Brendan Coates, the Australian Perspectives Fellow at the Grattan Institute, doubts the catch-up proposal would really help those with irregular work patterns.
He says it is most likely to be used by higher-income taxpayers, most of whom are men.
The Australian Greens could have a big say on super depending on the final composition of the Senate, which is not likely to be known for weeks.
"We support winding back some of the super tax breaks that benefit the very wealthy," says a spokesman for Adam Bandt, the Greens member for Melbourne whose portfolio responsibilities include superannuation.
However, the party's platform is specific only on a couple of superannuation policy matters.

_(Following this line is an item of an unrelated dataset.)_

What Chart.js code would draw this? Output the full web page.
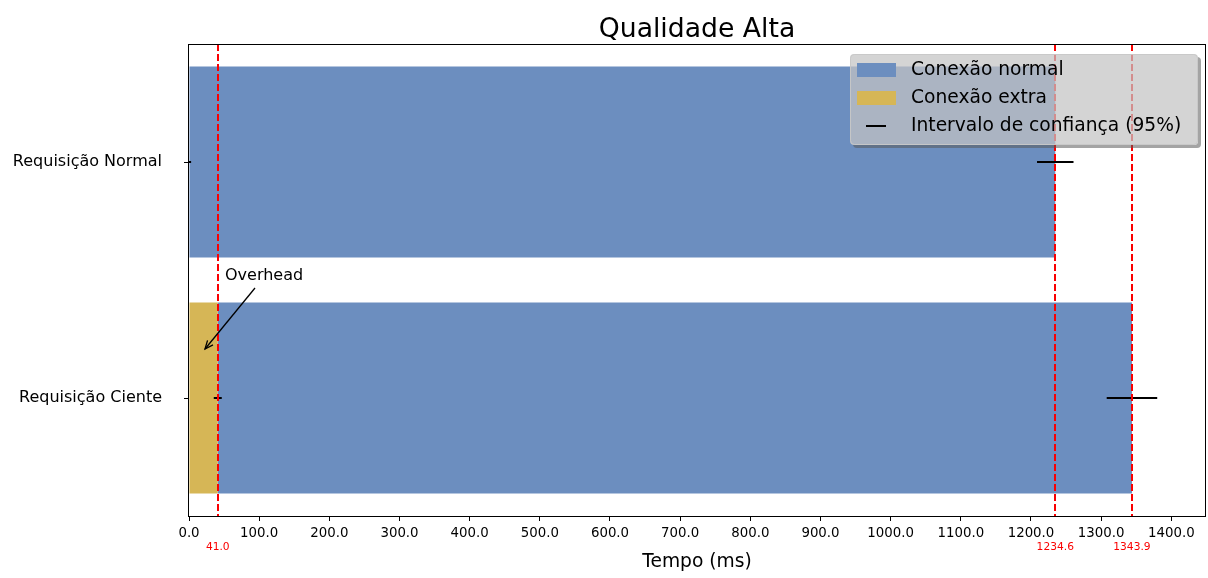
<!DOCTYPE html>
<html>
<head>
<meta charset="utf-8">
<script src="https://cdn.jsdelivr.net/npm/chart.js@4/dist/chart.umd.min.js"></script>
<style>
html,body{margin:0;padding:0;background:#fff;}
canvas{display:block;}
</style>
</head>
<body>
<canvas id="c" width="1208" height="578"></canvas>
<script>
const categories = ['Requisição Normal', 'Requisição Ciente'];
const extraValues = [0, 41.0];
const normalValues = [1234.6, 1302.9];
const extraErr = [3, 5.7];
const totalErr = [26, 36];
const markerValues = [41.0, 1234.6, 1343.9];
const xTickValues = [0,100,200,300,400,500,600,700,800,900,1000,1100,1200,1300,1400];
const xMax = 1448;

const BLUE = 'rgb(108,142,191)';
const GOLD = 'rgb(214,182,86)';
const FONT = '"DejaVu Sans", sans-serif';

function roundRectPath(ctx, x, y, w, h, r) {
  ctx.moveTo(x + r, y); ctx.lineTo(x + w - r, y); ctx.quadraticCurveTo(x + w, y, x + w, y + r);
  ctx.lineTo(x + w, y + h - r); ctx.quadraticCurveTo(x + w, y + h, x + w - r, y + h);
  ctx.lineTo(x + r, y + h); ctx.quadraticCurveTo(x, y + h, x, y + h - r);
  ctx.lineTo(x, y + r); ctx.quadraticCurveTo(x, y, x + r, y); ctx.closePath();
}
function roundRect(ctx, x, y, w, h, r) { ctx.beginPath(); roundRectPath(ctx, x, y, w, h, r); }

const overlay = {
  id: 'overlay',
  afterDatasetsDraw(chart) {
    const ctx = chart.ctx, x = chart.scales.x, y = chart.scales.y, a = chart.chartArea;
    ctx.save();
    ctx.beginPath(); ctx.rect(a.left, a.top, a.right - a.left, a.bottom - a.top); ctx.clip();
    // error bars
    ctx.strokeStyle = '#000'; ctx.lineWidth = 2;
    categories.forEach((c, i) => {
      const yc = y.getPixelForValue(i);
      const e = extraValues[i];
      ctx.beginPath();
      ctx.moveTo(x.getPixelForValue(e - extraErr[i]), yc);
      ctx.lineTo(x.getPixelForValue(e + extraErr[i]), yc);
      ctx.stroke();
      const t = extraValues[i] + normalValues[i];
      ctx.beginPath();
      ctx.moveTo(x.getPixelForValue(t - totalErr[i]), yc);
      ctx.lineTo(x.getPixelForValue(t + totalErr[i]), yc);
      ctx.stroke();
    });
    // dashed red lines
    ctx.strokeStyle = 'rgb(250,0,0)'; ctx.lineWidth = 2; ctx.setLineDash([7, 3]);
    markerValues.forEach(v => {
      const px = Math.round(x.getPixelForValue(v));
      ctx.beginPath(); ctx.moveTo(px, a.top); ctx.lineTo(px, a.bottom); ctx.stroke();
    });
    ctx.restore();

    ctx.save();
    // marker labels
    ctx.fillStyle = 'rgb(250,0,0)'; ctx.font = '10.67px ' + FONT;
    ctx.textAlign = 'center'; ctx.textBaseline = 'middle';
    markerValues.forEach(v => ctx.fillText(v.toFixed(1), x.getPixelForValue(v), 547));

    // annotation
    ctx.fillStyle = '#000'; ctx.font = '16px ' + FONT; ctx.textAlign = 'left'; ctx.textBaseline = 'alphabetic';
    ctx.fillText('Overhead', 225, 280);
    const x1 = 255, y1 = 288, x2 = 205, y2 = 349;
    ctx.strokeStyle = '#000'; ctx.lineWidth = 1.3;
    ctx.beginPath(); ctx.moveTo(x1, y1); ctx.lineTo(x2, y2); ctx.stroke();
    const ang = Math.atan2(y2 - y1, x2 - x1);
    ctx.beginPath();
    ctx.moveTo(x2 - 9 * Math.cos(ang - 0.4), y2 - 9 * Math.sin(ang - 0.4));
    ctx.lineTo(x2, y2);
    ctx.lineTo(x2 - 9 * Math.cos(ang + 0.4), y2 - 9 * Math.sin(ang + 0.4));
    ctx.stroke();

    // frame
    ctx.strokeStyle = '#000'; ctx.lineWidth = 1;
    ctx.strokeRect(Math.round(a.left) - 0.5, Math.round(a.top) + 0.5, Math.round(a.right - a.left) + 1, Math.round(a.bottom - a.top));

    // title
    ctx.font = '26.67px ' + FONT; ctx.textAlign = 'center'; ctx.textBaseline = 'alphabetic';
    ctx.fillText('Qualidade Alta', (a.left + a.right) / 2, 37);

    // x axis title
    ctx.font = '18.67px ' + FONT;
    ctx.fillText('Tempo (ms)', (a.left + a.right) / 2, 567);

    // legend
    const lx = 850, ly = 54, lw = 348, lh = 91;
    ctx.save();
    ctx.beginPath();
    ctx.rect(0, 0, 1208, 578);
    roundRectPath(ctx, lx, ly, lw, lh, 4);
    ctx.clip('evenodd');
    ctx.fillStyle = 'rgba(90,90,90,0.55)';
    roundRect(ctx, lx + 3, ly + 3, lw, lh, 4); ctx.fill();
    ctx.restore();
    ctx.fillStyle = 'rgba(195,195,195,0.72)';
    roundRect(ctx, lx, ly, lw, lh, 4); ctx.fill();
    ctx.strokeStyle = 'rgba(200,200,200,0.9)'; ctx.lineWidth = 1;
    roundRect(ctx, lx + 0.5, ly + 0.5, lw - 1, lh - 1, 4); ctx.stroke();
    ctx.font = '18.67px ' + FONT; ctx.textAlign = 'left'; ctx.textBaseline = 'middle';
    ctx.fillStyle = BLUE; ctx.fillRect(857, 63, 39, 14);
    ctx.fillStyle = GOLD; ctx.fillRect(857, 91, 39, 14);
    ctx.strokeStyle = '#000'; ctx.lineWidth = 2;
    ctx.beginPath(); ctx.moveTo(866, 126); ctx.lineTo(886, 126); ctx.stroke();
    ctx.fillStyle = '#000';
    ctx.fillText('Conexão normal', 911, 70);
    ctx.fillText('Conexão extra', 911, 98);
    ctx.fillText('Intervalo de confiança (95%)', 911, 126);
    ctx.restore();
  }
};

new Chart(document.getElementById('c'), {
  type: 'bar',
  data: {
    labels: categories,
    datasets: [
      { label: 'Conexão extra', data: extraValues, backgroundColor: GOLD, borderWidth: 0 },
      { label: 'Conexão normal', data: normalValues, backgroundColor: BLUE, borderWidth: 0 }
    ]
  },
  options: {
    indexAxis: 'y',
    responsive: false,
    animation: false,
    layout: { padding: { left: 0, right: 3, top: 44, bottom: 0 } },
    plugins: { legend: { display: false }, tooltip: { enabled: false }, title: { display: false } },
    datasets: { bar: { barPercentage: 0.81, categoryPercentage: 1.0 } },
    scales: {
      x: {
        type: 'linear', stacked: true, min: 0, max: xMax,
        afterBuildTicks(s) { s.ticks = xTickValues.map(v => ({ value: v })); },
        afterFit(s) { s.height = 62; },
        ticks: { color: '#000', font: { family: FONT, size: 13.33 }, padding: 5, maxRotation: 0,
                 callback: v => Number(v).toFixed(1) },
        grid: { drawOnChartArea: false, drawTicks: true, tickLength: 5, color: '#000' },
        border: { display: false },
        title: { display: false }
      },
      y: {
        stacked: true,
        afterFit(s) { s.width = 189; },
        ticks: { color: '#000', font: { family: FONT, size: 16 }, padding: 22 },
        grid: { drawOnChartArea: false, drawTicks: true, tickLength: 5, color: '#000', offset: false },
        border: { display: false }
      }
    }
  },
  plugins: [overlay]
});
</script>
</body>
</html>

It wants the current 15 per cent contributions tax that applies to all but higher-income earners replaced with one that is more closely aligned to each taxpayer's highest marginal income tax rate minus 15 per cent while retaining the current concessional caps.
The Greens want the top rate of income tax to cut in from $150,000 rather than from $180,000. If that change was made, those on incomes up to $100,000 would be no worse off.
The Greens are "ruling nothing in or out" on other super polices that come before the new parliament, the spokesman says. But the Greens would not support any changes that adversely affect low or middle-income earners, he says.
Whatever the eventual form of the super changes – whether it is the policies of the Coalition or Labor – the majority of people will not be negatively affected.
The Grattan Institute has found that it is mostly higher-income earners who go anywhere near reaching the various contribution caps on super.
Philip La Greca, an executive with DIY super fund administrator, SuperConcepts, says no one should be altering their super savings strategy based on hypothetical changes.
Most of the Coalition's super changes are due to start on July 1, 2017.
"To make July 1, 2017, deadline, a lot of things need to happen in a short period of time," La Greca says.
He says the legislation has to be drafted, the bills introduced into Parliament and, then, there is the really "hard part"; that of getting the changes through the Senate.